● **Available data**
>>>
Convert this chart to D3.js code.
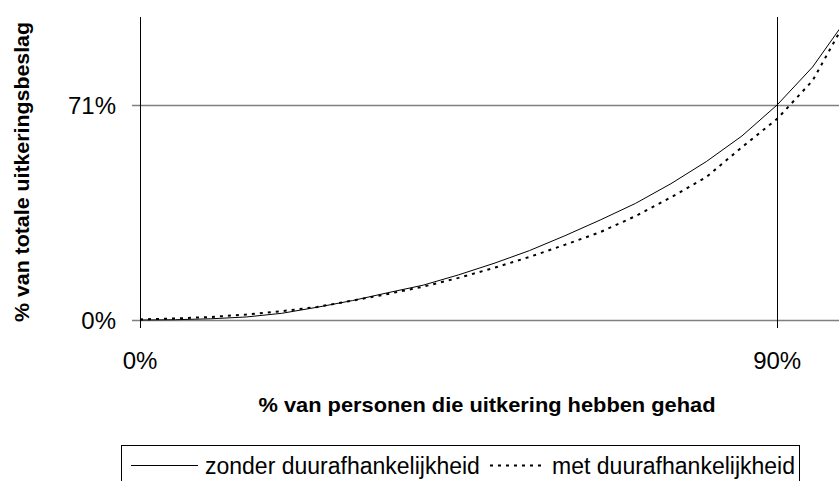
<!DOCTYPE html>
<html>
<head>
<meta charset="utf-8">
<script src="https://cdn.jsdelivr.net/npm/d3@7"></script>
<style>
    body { margin: 0; background: #fff; }
    svg { display: block; }
    text { font-family: "Liberation Sans", Arial, sans-serif; fill: #000; }
</style>
</head>
<body>
<div id="chart"></div>
<script>
// % van personen (x) en % van totale uitkeringsbeslag (y)
var xPct = [0, 5, 10, 15, 20, 25, 30, 35, 40, 45, 50, 55, 60, 65, 70, 75, 80, 85, 90, 95, 100];
var zonder = [0, 0.1, 0.4, 1.0, 2.2, 4.2, 6.4, 9.0, 11.5, 14.9, 18.7, 22.9, 27.8, 33.0, 38.5, 45.0, 52.3, 60.7, 71, 83.5, 100];
var met = [0.2, 0.5, 1.0, 1.8, 2.9, 4.3, 6.4, 8.6, 11.0, 13.9, 17.2, 20.8, 24.8, 29.0, 34.3, 40.5, 47.2, 57.0, 66.4, 79.0, 100];
var xTicks = [0, 90];
var yTicks = [0, 71];
var seriesNames = ["zonder duurafhankelijkheid", "met duurafhankelijkheid"];

function Chart(tagname, width, height) {
    this.svg;
    this.init(tagname, width, height);
}

Chart.prototype.init = function (tagname, width, height) {
    this.svg = d3.select(tagname).append("svg")
        .attr("width", width)
        .attr("height", height);

    var x = d3.scaleLinear().domain([0, 100]).range([140, 848]);
    var y = d3.scaleLinear().domain([0, 100]).range([320, 17]);
    var svg = this.svg;

    // horizontal grid lines (grey), running a bit left of the axis as ticks
    svg.append("g").selectAll("line")
        .data(yTicks)
        .enter().append("line")
        .attr("x1", x(0) - 8)
        .attr("x2", x(100))
        .attr("y1", function (d) { return Math.round(y(d)) + 0.5; })
        .attr("y2", function (d) { return Math.round(y(d)) + 0.5; })
        .style("stroke", "#808080")
        .style("stroke-width", 1.3);

    // vertical lines (black), incl. the y axis itself
    svg.append("g").selectAll("line")
        .data(xTicks)
        .enter().append("line")
        .attr("x1", function (d) { return Math.round(x(d)) + 0.5; })
        .attr("x2", function (d) { return Math.round(x(d)) + 0.5; })
        .attr("y1", y(100))
        .attr("y2", y(0) + 8)
        .style("stroke", "#000")
        .style("stroke-width", 1);

    svg.append("g").selectAll("text")
        .data(yTicks)
        .enter().append("text")
        .attr("x", 116)
        .attr("y", function (d) { return y(d) + 9; })
        .attr("text-anchor", "end")
        .attr("font-size", 24)
        .text(function (d) { return d + "%"; });

    svg.append("g").selectAll("text")
        .data(xTicks)
        .enter().append("text")
        .attr("x", function (d) { return x(d); })
        .attr("y", 369)
        .attr("text-anchor", "middle")
        .attr("font-size", 24)
        .text(function (d) { return d + "%"; });

    svg.append("text")
        .attr("x", 487)
        .attr("y", 412)
        .attr("text-anchor", "middle")
        .attr("font-size", 21)
        .attr("font-weight", "bold")
        .attr("textLength", 457)
        .attr("lengthAdjust", "spacingAndGlyphs")
        .text("% van personen die uitkering hebben gehad");

    svg.append("text")
        .attr("transform", "translate(29,172) rotate(-90)")
        .attr("text-anchor", "middle")
        .attr("font-size", 21)
        .attr("font-weight", "bold")
        .attr("textLength", 300)
        .attr("lengthAdjust", "spacingAndGlyphs")
        .text("% van totale uitkeringsbeslag");

    var line = d3.line()
        .x(function (d) { return x(d[0]); })
        .y(function (d) { return y(d[1]); });

    svg.append("path")
        .datum(d3.zip(xPct, zonder))
        .attr("d", line)
        .style("fill", "none")
        .style("stroke", "#000")
        .style("stroke-width", 1);

    svg.append("path")
        .datum(d3.zip(xPct, met))
        .attr("d", line)
        .style("fill", "none")
        .style("stroke", "#000")
        .style("stroke-width", 2)
        .style("stroke-dasharray", "3,5");

    // legend (box runs off the bottom edge)
    var lg = svg.append("g");
    lg.append("rect")
        .attr("x", 121.5)
        .attr("y", 445.5)
        .attr("width", 678)
        .attr("height", 60)
        .style("fill", "#fff")
        .style("stroke", "#000")
        .style("stroke-width", 1);

    lg.append("line")
        .attr("x1", 131).attr("x2", 198)
        .attr("y1", 465.5).attr("y2", 465.5)
        .style("stroke", "#000");
    lg.append("text")
        .attr("x", 205)
        .attr("y", 474)
        .attr("font-size", 23)
        .text(seriesNames[0]);

    lg.append("line")
        .attr("x1", 490).attr("x2", 546)
        .attr("y1", 465.5).attr("y2", 465.5)
        .style("stroke", "#000")
        .style("stroke-width", 2)
        .style("stroke-dasharray", "3,5");
    lg.append("text")
        .attr("x", 795)
        .attr("y", 474)
        .attr("text-anchor", "end")
        .attr("font-size", 23)
        .text(seriesNames[1]);
}

new Chart("#chart", 839, 481);
</script>
</body>
</html>
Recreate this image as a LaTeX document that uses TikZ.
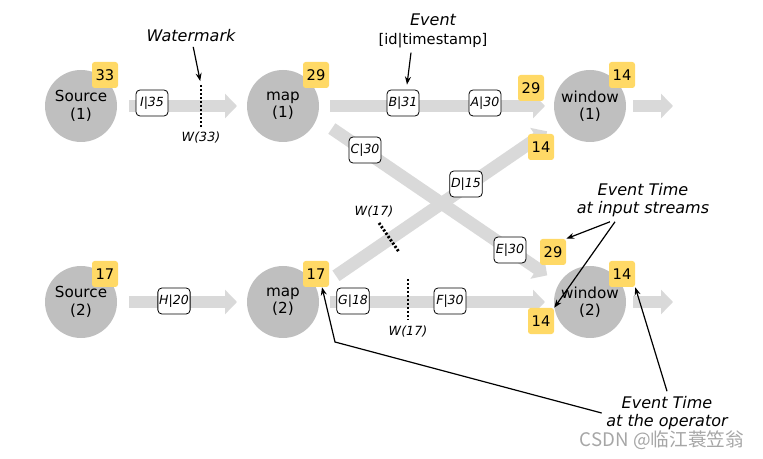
\documentclass[tikz,border=0pt]{standalone}
\usepackage{fontspec}
\setmainfont{DejaVu Sans}
\newfontfamily\cjkfont{Noto Sans CJK SC}
\usepackage{tikz}
\usetikzlibrary{arrows.meta}
\definecolor{flowgray}{HTML}{D9D9D9}
\definecolor{opgray}{HTML}{BFBFBF}
\definecolor{tsyellow}{HTML}{FFD966}

\begin{document}
\begin{tikzpicture}[x=0.75pt, y=-0.75pt,
        op/.style={circle, fill=opgray, minimum size=54pt, inner sep=0pt, outer sep=0pt, align=center, font=\fontsize{11.4}{13}\selectfont},
        ts/.style={rectangle, rounded corners=2pt, fill=tsyellow, minimum size=19.5pt, inner sep=0pt, font=\fontsize{11}{12}\selectfont},
        evbox/.style={rectangle, rounded corners=3pt, draw, fill=white, line width=0.6pt, minimum width=24pt, minimum height=19.5pt, inner sep=1pt, font=\fontsize{9.4}{10}\selectfont\itshape},
        flow/.style={draw=flowgray, line width=9.5pt, -{Triangle[length=9pt, width=18pt]}},
        wline/.style={line width=2.2pt, dash pattern=on 1.6pt off 1.4pt},
        lbl/.style={font=\fontsize{12}{14}\selectfont\itshape, align=center},
        wlbl/.style={font=\fontsize{9.5}{11}\selectfont\itshape},
        ptr/.style={line width=0.9pt, -{Stealth[length=6pt, width=4.5pt]}}
    ]
        \useasboundingbox (0,0) rectangle (763,459);

        % Operators
        \node[op] (s1) at (81, 106) {Source\\(1)};
        \node[op] (m1) at (283, 106) {map\\(1)};
        \node[op] (w1) at (590, 106) {window\\(1)};
        \node[op] (s2) at (81, 302) {Source\\(2)};
        \node[op] (m2) at (283, 302) {map\\(2)};
        \node[op] (w2) at (590, 302) {window\\(2)};
        \coordinate (o1) at (673, 106);
        \coordinate (o2) at (673, 302);

        % Streams
        \draw[flow, shorten <=9pt, shorten >=7.5pt] (s1) -- (m1);
        \draw[flow, shorten <=8.25pt, shorten >=6.75pt] (m1) -- (w1);
        \draw[flow, shorten <=5.25pt] (w1) -- (o1);
        \draw[flow, shorten <=9pt, shorten >=7.5pt] (s2) -- (m2);
        \draw[flow, shorten <=8.25pt, shorten >=6.75pt] (m2) -- (w2);
        \draw[flow, shorten <=5.25pt] (w2) -- (o2);
        \draw[flow, shorten <=13.6pt, shorten >=10.8pt] (m1.-20) -- (w2.149);
        \draw[flow, shorten <=17.6pt, shorten >=10.4pt] (m2.21) -- (w1.-151);

        % Events
        \node[evbox] (i35) at (152, 103) {I|35};
        \node[evbox] (b31) at (403, 103) {B|31};
        \node[evbox] (a30) at (485, 103) {A|30};
        \node[evbox] (c30) at (365, 150) {C|30};
        \node[evbox] (d15) at (466, 184) {D|15};
        \node[evbox] (e30) at (510, 250) {E|30};
        \node[evbox] (h20) at (174, 301) {H|20};
        \node[evbox] (g18) at (353, 301) {G|18};
        \node[evbox] (f30) at (450, 301) {F|30};

        % Event times
        \node[ts] (t33) at (105, 75) {33};
        \node[ts] (t29a) at (316, 75) {29};
        \node[ts] (t29b) at (531, 88) {29};
        \node[ts] (t14a) at (622, 75) {14};
        \node[ts] (t14b) at (541, 147) {14};
        \node[ts] (t17a) at (105, 274) {17};
        \node[ts] (t17b) at (316, 274) {17};
        \node[ts] (t29c) at (553, 252) {29};
        \node[ts] (t14c) at (541, 321) {14};
        \node[ts] (t14d) at (622, 274) {14};

        % Watermarks
        \coordinate (wa1) at (201, 85);
        \coordinate (wa2) at (201, 127);
        \coordinate (wb1) at (379, 223);
        \coordinate (wb2) at (399, 252);
        \coordinate (wc1) at (408, 279);
        \coordinate (wc2) at (408, 320);
        \draw[wline] (wa1) -- (wa2);
        \draw[wline] (wb1) -- (wb2);
        \draw[wline] (wc1) -- (wc2);
        \node[wlbl] (wa) at (201, 138) {W(33)};
        \node[wlbl] (wb) at (374, 212) {W(17)};
        \node[wlbl] (wc) at (408, 332) {W(17)};

        % Labels
        \node[lbl] (wmk) at (191, 36) {Watermark};
        \node[lbl] (evt) at (433, 31) {Event\\ {\upshape\fontsize{11}{13}\selectfont [id|timestamp]}};
        \node[lbl] (eti) at (643, 200) {Event Time\\at input streams};
        \node[lbl] (eto) at (667, 413) {Event Time\\at the operator};
        \coordinate (kink) at (335, 342);

        \draw[ptr, shorten >=3pt] (wmk) -- (wa1);
        \draw[ptr] ([xshift=-16.5pt]evt.south) -- ([xshift=3pt, yshift=3.75pt]b31.north);
        \draw[ptr] ([xshift=-24.75pt]eti.south) -- (t29c.north east);
        \draw[ptr] ([xshift=-21pt]eti.south) -- (t14c.north east);
        \draw[ptr] (eto.north) -- (t14d.south east);
        \draw[ptr] (eto.west) -- (kink) -- ([xshift=4.5pt]t17b.south);

        \node[text=gray!70, font=\cjkfont\fontsize{14}{16}\selectfont] (csdn) at (662, 440) {CSDN @临江蓑笠翁};
    \end{tikzpicture}
\end{document}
<<<
● **Instructions to follow**
Please reproduce, word for word, every line from the first line of the records above through the line containing "var svg = this.svg;", and leave out the pictures.

● **Worked answer**
Convert this chart to D3.js code.
<!DOCTYPE html>
<html>
<head>
<meta charset="utf-8">
<script src="https://cdn.jsdelivr.net/npm/d3@7"></script>
<style>
    body { margin: 0; background: #fff; }
    svg { display: block; }
    text { font-family: "Liberation Sans", Arial, sans-serif; fill: #000; }
</style>
</head>
<body>
<div id="chart"></div>
<script>
// % van personen (x) en % van totale uitkeringsbeslag (y)
var xPct = [0, 5, 10, 15, 20, 25, 30, 35, 40, 45, 50, 55, 60, 65, 70, 75, 80, 85, 90, 95, 100];
var zonder = [0, 0.1, 0.4, 1.0, 2.2, 4.2, 6.4, 9.0, 11.5, 14.9, 18.7, 22.9, 27.8, 33.0, 38.5, 45.0, 52.3, 60.7, 71, 83.5, 100];
var met = [0.2, 0.5, 1.0, 1.8, 2.9, 4.3, 6.4, 8.6, 11.0, 13.9, 17.2, 20.8, 24.8, 29.0, 34.3, 40.5, 47.2, 57.0, 66.4, 79.0, 100];
var xTicks = [0, 90];
var yTicks = [0, 71];
var seriesNames = ["zonder duurafhankelijkheid", "met duurafhankelijkheid"];

function Chart(tagname, width, height) {
    this.svg;
    this.init(tagname, width, height);
}

Chart.prototype.init = function (tagname, width, height) {
    this.svg = d3.select(tagname).append("svg")
        .attr("width", width)
        .attr("height", height);

    var x = d3.scaleLinear().domain([0, 100]).range([140, 848]);
    var y = d3.scaleLinear().domain([0, 100]).range([320, 17]);
    var svg = this.svg;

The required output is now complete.